> **THE PROBLEM**
Retype these lines and no others: the line holding "Rebuild this chart", the line holding "- margin.bottom, margin.top]);", and all lines between them. Pictures stay out.

-- begin SUPPLIED RECORDS --

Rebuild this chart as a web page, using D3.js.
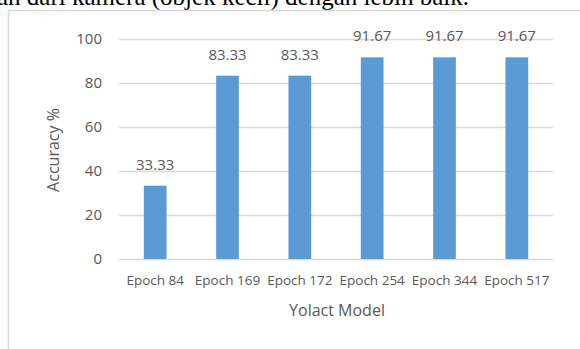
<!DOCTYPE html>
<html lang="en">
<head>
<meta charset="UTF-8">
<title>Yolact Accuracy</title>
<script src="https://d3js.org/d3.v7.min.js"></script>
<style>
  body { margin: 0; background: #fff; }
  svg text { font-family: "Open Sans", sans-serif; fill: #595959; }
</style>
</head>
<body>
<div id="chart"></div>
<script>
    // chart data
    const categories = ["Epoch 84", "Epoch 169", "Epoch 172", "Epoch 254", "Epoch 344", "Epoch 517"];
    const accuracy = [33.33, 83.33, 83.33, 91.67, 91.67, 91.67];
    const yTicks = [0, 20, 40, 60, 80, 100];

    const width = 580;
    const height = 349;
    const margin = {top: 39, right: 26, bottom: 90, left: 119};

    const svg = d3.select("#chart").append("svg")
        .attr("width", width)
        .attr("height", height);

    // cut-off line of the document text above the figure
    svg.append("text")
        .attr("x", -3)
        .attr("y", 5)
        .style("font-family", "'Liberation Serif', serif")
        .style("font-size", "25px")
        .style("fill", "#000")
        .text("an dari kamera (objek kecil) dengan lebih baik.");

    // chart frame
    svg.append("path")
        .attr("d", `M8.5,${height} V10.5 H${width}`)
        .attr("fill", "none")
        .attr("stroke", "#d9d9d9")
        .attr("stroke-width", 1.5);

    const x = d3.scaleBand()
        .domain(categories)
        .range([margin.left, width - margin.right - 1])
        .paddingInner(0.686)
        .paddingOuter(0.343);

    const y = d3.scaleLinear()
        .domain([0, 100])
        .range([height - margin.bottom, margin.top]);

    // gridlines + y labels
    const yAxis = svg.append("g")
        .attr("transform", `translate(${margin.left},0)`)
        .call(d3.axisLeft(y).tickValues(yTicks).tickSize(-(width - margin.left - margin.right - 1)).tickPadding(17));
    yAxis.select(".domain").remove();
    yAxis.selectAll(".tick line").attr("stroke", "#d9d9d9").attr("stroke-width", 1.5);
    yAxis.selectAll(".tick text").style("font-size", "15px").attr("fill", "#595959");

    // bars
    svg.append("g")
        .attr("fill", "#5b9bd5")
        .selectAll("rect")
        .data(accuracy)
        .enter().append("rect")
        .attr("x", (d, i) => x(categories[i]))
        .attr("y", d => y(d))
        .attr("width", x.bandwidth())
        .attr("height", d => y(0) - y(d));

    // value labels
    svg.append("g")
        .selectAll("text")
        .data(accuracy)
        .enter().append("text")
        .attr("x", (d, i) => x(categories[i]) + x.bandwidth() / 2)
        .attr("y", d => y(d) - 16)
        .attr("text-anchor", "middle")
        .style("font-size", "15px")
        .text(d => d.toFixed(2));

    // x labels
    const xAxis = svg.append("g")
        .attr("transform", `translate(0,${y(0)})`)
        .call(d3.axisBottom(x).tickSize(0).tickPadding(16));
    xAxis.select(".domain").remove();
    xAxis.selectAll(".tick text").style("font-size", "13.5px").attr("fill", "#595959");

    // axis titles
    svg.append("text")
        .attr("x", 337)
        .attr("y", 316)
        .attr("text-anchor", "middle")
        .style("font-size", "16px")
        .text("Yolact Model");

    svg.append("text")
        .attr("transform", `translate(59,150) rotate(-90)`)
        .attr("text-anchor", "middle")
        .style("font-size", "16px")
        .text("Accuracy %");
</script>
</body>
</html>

-- end SUPPLIED RECORDS --
-- begin SUPPLIED RECORDS --

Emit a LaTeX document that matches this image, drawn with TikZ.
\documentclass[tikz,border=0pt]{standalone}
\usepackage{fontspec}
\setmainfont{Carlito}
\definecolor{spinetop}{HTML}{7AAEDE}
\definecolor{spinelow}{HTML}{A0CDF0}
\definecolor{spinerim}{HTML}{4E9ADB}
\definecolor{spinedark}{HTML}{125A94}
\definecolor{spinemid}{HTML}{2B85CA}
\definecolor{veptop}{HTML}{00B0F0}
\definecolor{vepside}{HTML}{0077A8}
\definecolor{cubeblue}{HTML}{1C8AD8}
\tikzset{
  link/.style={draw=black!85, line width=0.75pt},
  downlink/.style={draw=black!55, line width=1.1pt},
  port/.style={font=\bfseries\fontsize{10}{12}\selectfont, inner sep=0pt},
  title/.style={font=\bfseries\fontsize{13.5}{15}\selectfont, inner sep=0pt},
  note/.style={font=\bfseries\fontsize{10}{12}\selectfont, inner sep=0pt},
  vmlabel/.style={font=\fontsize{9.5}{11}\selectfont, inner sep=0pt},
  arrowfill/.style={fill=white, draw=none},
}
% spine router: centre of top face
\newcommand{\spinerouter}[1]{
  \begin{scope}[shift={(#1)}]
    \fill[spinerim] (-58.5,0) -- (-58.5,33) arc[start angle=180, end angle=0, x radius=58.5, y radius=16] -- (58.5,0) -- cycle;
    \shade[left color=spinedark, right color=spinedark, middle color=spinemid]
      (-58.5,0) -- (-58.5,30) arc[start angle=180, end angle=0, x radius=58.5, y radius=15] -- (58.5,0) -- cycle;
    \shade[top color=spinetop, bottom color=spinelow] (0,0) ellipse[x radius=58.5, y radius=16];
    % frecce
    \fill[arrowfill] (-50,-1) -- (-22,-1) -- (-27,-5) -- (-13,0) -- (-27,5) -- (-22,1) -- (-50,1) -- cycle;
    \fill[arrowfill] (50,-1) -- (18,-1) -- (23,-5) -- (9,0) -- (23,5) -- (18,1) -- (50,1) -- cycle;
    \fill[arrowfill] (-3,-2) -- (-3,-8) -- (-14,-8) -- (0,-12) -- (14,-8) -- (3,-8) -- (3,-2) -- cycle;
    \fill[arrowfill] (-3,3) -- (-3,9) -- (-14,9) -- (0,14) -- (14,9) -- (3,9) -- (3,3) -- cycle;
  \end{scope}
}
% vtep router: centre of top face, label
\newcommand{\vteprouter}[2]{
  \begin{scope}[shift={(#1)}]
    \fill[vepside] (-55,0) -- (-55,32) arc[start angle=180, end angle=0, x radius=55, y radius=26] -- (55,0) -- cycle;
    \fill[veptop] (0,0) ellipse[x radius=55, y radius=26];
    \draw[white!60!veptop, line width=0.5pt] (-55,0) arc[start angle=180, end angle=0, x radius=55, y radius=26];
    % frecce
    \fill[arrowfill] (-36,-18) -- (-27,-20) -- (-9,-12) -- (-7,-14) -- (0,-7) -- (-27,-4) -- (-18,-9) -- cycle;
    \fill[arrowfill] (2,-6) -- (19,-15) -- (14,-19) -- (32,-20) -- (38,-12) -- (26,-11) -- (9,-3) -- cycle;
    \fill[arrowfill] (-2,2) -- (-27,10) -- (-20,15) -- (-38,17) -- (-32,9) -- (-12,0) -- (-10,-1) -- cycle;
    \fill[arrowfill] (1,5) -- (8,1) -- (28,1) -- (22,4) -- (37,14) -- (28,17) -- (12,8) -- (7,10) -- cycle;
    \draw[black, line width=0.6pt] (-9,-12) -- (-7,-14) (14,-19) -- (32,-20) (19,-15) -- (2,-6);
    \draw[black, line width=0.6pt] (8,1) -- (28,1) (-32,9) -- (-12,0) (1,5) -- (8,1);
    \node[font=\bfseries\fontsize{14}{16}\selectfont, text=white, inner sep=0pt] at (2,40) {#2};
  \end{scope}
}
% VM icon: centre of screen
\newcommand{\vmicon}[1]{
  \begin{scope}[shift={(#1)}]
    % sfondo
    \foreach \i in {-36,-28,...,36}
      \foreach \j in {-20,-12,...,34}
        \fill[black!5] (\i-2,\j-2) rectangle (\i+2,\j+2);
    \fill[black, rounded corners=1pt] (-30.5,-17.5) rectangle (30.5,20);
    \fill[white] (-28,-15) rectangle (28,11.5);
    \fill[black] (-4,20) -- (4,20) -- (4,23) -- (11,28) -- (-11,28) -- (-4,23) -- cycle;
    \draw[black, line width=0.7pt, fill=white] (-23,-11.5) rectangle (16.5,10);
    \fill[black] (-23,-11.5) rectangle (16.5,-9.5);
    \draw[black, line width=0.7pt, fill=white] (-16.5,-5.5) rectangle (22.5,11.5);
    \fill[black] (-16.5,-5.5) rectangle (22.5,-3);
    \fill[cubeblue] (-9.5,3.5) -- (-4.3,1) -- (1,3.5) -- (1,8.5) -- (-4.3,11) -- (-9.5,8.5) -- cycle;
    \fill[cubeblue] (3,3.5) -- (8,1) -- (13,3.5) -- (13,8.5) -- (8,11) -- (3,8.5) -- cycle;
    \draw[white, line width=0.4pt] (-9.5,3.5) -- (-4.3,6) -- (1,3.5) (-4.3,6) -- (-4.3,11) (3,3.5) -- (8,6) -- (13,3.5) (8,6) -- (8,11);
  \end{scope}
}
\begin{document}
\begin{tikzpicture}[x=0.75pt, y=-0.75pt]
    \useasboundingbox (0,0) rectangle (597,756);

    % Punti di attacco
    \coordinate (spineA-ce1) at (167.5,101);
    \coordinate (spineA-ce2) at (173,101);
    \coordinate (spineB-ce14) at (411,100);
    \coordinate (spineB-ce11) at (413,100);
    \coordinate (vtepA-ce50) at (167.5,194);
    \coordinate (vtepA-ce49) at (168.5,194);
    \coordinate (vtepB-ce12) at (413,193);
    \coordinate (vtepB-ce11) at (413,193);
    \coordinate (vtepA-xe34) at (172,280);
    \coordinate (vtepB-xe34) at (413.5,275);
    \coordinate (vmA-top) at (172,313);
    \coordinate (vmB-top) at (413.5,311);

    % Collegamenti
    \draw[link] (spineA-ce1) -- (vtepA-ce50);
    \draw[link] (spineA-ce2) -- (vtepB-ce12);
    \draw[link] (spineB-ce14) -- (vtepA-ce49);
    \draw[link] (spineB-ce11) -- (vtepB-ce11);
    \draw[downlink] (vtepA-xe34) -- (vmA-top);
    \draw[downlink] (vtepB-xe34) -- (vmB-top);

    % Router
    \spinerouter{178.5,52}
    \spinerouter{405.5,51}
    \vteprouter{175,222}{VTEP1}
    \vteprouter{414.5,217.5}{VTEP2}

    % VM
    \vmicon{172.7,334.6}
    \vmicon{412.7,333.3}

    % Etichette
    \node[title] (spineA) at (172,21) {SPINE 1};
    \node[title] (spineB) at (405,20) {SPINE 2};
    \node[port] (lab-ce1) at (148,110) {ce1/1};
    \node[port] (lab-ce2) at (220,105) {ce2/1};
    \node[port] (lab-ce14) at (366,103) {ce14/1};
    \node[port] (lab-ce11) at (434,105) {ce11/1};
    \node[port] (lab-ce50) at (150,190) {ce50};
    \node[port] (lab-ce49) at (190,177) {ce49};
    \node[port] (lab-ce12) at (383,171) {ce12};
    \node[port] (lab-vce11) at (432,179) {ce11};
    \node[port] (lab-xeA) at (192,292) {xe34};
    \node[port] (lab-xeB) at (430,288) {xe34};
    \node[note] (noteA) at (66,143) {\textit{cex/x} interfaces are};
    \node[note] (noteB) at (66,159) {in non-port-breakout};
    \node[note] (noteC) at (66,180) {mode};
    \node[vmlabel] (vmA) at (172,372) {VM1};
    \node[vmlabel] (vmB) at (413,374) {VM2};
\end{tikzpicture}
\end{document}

-- end SUPPLIED RECORDS --

> **SOLUTION TO THIS EXERCISE**
Rebuild this chart as a web page, using D3.js.
<!DOCTYPE html>
<html lang="en">
<head>
<meta charset="UTF-8">
<title>Yolact Accuracy</title>
<script src="https://d3js.org/d3.v7.min.js"></script>
<style>
  body { margin: 0; background: #fff; }
  svg text { font-family: "Open Sans", sans-serif; fill: #595959; }
</style>
</head>
<body>
<div id="chart"></div>
<script>
    // chart data
    const categories = ["Epoch 84", "Epoch 169", "Epoch 172", "Epoch 254", "Epoch 344", "Epoch 517"];
    const accuracy = [33.33, 83.33, 83.33, 91.67, 91.67, 91.67];
    const yTicks = [0, 20, 40, 60, 80, 100];

    const width = 580;
    const height = 349;
    const margin = {top: 39, right: 26, bottom: 90, left: 119};

    const svg = d3.select("#chart").append("svg")
        .attr("width", width)
        .attr("height", height);

    // cut-off line of the document text above the figure
    svg.append("text")
        .attr("x", -3)
        .attr("y", 5)
        .style("font-family", "'Liberation Serif', serif")
        .style("font-size", "25px")
        .style("fill", "#000")
        .text("an dari kamera (objek kecil) dengan lebih baik.");

    // chart frame
    svg.append("path")
        .attr("d", `M8.5,${height} V10.5 H${width}`)
        .attr("fill", "none")
        .attr("stroke", "#d9d9d9")
        .attr("stroke-width", 1.5);

    const x = d3.scaleBand()
        .domain(categories)
        .range([margin.left, width - margin.right - 1])
        .paddingInner(0.686)
        .paddingOuter(0.343);

    const y = d3.scaleLinear()
        .domain([0, 100])
        .range([height - margin.bottom, margin.top]);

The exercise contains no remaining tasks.